COST INFLATION INDEX

By | February 5, 2023

Cost Inflation Index is a measure of inflation that is used for computing long-term capital gains on sale of capital assets. It is prescribed by the central government every year and useful in the calculation of the indexed value of the capital assets. It helps a tax payer in computing the actual long-term gain or loss on selling of capital assets and also allows the tax payer to factor the impact of inflation on the cost of their asset. To calculate the indexed cost of acquisition we have to divide the Cost Inflation Index or CII for year in which asset is sold by the Cost Inflation Index or CII for a year in which asset is bought, then multiplied with the purchase price of the asset to arrive at the indexed cost of acquisition which is the actual or true cost used at the time of tax computation. Since the government levies a tax on such transactions, the owner would be required to pay a large amount as tax. In order to avoid paying a large sum towards tax, the purchase price of the asset can be indexed to show the asset’s value as per its current value, taking into account inflation by increasing its value. In this manner, the profit derived from the sale would be lower, thus reducing the tax on capital gains.

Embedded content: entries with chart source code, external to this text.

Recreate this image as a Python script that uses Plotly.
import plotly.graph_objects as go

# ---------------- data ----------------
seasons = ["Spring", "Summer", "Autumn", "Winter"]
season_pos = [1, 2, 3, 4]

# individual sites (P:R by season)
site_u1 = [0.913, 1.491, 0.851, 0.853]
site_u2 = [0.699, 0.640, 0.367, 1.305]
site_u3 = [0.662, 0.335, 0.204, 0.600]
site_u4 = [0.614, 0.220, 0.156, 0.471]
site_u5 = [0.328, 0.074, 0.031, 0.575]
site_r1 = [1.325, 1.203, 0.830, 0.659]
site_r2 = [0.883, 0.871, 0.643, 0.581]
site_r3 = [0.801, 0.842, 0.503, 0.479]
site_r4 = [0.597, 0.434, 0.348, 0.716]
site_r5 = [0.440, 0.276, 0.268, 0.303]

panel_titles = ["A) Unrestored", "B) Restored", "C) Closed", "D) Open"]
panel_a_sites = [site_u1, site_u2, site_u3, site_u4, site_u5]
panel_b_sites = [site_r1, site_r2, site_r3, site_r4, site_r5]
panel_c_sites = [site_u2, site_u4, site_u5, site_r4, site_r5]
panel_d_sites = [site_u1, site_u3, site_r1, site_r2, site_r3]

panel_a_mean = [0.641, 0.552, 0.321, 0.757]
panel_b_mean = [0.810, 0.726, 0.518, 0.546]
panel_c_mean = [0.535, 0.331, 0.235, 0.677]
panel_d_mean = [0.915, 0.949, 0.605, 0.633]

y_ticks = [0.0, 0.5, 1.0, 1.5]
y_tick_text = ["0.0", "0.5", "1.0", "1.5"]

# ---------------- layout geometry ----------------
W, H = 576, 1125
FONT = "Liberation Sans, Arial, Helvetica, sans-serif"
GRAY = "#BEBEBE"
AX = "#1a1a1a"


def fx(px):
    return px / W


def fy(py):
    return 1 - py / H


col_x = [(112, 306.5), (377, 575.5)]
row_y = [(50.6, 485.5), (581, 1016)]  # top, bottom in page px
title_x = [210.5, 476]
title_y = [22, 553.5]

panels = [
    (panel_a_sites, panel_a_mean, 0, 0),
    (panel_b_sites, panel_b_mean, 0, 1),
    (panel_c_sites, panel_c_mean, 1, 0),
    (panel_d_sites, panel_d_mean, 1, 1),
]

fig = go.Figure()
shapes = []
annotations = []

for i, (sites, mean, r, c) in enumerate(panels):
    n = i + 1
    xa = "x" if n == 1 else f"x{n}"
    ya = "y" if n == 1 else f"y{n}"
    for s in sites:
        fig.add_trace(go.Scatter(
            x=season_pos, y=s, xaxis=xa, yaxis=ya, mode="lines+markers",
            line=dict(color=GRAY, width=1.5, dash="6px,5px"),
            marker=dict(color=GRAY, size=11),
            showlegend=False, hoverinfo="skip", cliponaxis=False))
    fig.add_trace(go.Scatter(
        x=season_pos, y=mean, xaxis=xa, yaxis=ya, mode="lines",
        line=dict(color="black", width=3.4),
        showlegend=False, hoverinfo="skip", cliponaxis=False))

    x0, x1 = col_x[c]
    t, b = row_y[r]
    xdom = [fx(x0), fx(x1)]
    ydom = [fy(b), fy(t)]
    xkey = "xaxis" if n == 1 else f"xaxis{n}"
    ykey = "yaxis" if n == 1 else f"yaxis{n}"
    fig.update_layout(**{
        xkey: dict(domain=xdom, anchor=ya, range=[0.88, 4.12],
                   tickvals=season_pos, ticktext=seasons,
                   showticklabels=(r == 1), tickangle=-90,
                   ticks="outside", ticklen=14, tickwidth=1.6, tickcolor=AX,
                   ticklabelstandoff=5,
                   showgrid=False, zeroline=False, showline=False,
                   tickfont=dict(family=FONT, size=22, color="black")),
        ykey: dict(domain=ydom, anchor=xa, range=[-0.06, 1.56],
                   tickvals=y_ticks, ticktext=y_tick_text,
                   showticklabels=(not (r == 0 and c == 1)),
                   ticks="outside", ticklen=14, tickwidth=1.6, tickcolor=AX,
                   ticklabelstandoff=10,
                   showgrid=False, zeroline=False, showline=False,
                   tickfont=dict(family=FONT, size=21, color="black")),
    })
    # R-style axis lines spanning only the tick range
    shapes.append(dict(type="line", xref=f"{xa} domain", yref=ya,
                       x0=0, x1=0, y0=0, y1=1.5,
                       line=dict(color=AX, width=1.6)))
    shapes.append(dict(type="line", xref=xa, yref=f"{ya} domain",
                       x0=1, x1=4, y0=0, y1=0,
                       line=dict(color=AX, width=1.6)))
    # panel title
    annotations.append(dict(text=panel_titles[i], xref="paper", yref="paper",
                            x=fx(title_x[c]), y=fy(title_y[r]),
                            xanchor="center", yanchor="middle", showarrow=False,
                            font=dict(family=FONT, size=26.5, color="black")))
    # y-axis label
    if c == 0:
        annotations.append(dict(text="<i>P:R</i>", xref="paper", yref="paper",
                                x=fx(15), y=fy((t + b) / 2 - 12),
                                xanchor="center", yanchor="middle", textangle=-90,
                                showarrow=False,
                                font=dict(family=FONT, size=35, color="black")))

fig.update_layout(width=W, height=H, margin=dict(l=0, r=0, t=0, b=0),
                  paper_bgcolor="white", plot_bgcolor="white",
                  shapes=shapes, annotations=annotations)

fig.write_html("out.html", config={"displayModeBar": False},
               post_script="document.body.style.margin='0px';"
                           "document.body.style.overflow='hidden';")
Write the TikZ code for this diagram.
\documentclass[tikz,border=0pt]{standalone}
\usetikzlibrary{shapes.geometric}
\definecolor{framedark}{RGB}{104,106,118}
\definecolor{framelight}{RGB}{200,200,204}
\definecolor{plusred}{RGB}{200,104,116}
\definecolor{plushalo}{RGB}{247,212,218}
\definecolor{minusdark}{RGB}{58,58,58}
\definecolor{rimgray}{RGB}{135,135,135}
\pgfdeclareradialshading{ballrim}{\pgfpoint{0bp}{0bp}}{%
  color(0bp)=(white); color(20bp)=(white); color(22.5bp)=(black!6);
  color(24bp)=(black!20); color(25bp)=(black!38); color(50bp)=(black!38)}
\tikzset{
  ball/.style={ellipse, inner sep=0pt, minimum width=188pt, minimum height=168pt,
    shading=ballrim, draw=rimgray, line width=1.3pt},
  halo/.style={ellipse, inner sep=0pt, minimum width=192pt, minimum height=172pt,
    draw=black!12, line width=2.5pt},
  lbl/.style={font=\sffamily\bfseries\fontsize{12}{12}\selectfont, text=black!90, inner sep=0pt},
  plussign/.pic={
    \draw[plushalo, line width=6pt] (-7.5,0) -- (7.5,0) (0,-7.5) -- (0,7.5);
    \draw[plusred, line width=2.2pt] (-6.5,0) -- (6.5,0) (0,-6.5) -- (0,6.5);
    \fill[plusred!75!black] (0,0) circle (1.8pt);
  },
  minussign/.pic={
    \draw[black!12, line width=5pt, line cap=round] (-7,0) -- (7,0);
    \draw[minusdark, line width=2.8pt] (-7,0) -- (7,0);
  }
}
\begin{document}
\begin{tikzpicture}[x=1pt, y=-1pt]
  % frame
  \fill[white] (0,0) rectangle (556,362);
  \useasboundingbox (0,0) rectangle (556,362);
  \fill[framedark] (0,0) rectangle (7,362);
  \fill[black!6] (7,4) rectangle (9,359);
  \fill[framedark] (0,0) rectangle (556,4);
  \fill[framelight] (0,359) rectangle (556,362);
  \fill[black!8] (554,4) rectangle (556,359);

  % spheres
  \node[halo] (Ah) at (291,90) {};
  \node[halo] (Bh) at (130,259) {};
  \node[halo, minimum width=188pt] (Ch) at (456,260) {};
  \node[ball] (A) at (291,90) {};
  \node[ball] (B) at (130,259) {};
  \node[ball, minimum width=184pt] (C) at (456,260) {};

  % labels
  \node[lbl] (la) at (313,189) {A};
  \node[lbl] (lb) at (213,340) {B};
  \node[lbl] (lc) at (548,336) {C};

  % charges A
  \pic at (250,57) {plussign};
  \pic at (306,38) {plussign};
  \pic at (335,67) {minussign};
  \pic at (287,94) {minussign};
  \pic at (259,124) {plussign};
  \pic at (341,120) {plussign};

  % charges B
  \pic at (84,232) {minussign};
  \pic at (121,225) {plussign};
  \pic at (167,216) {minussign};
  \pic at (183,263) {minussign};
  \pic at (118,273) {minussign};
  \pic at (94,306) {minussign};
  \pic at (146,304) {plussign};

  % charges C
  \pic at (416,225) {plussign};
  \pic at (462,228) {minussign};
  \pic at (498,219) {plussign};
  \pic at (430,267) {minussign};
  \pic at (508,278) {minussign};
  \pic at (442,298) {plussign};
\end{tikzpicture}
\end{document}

Thus, indexation helps the actual value of the asset to reflect at its present market rates, taking into account the reduction in its value due to inflation. When selling an asset, the purchase price is referred to as the indexed cost of acquisition. The cost inflation index (CII), therefore, is the indexed price that the asset is purchased at. The CII for a particular year is fixed by the government and released before the accounting year ends, for the purpose of tax computation.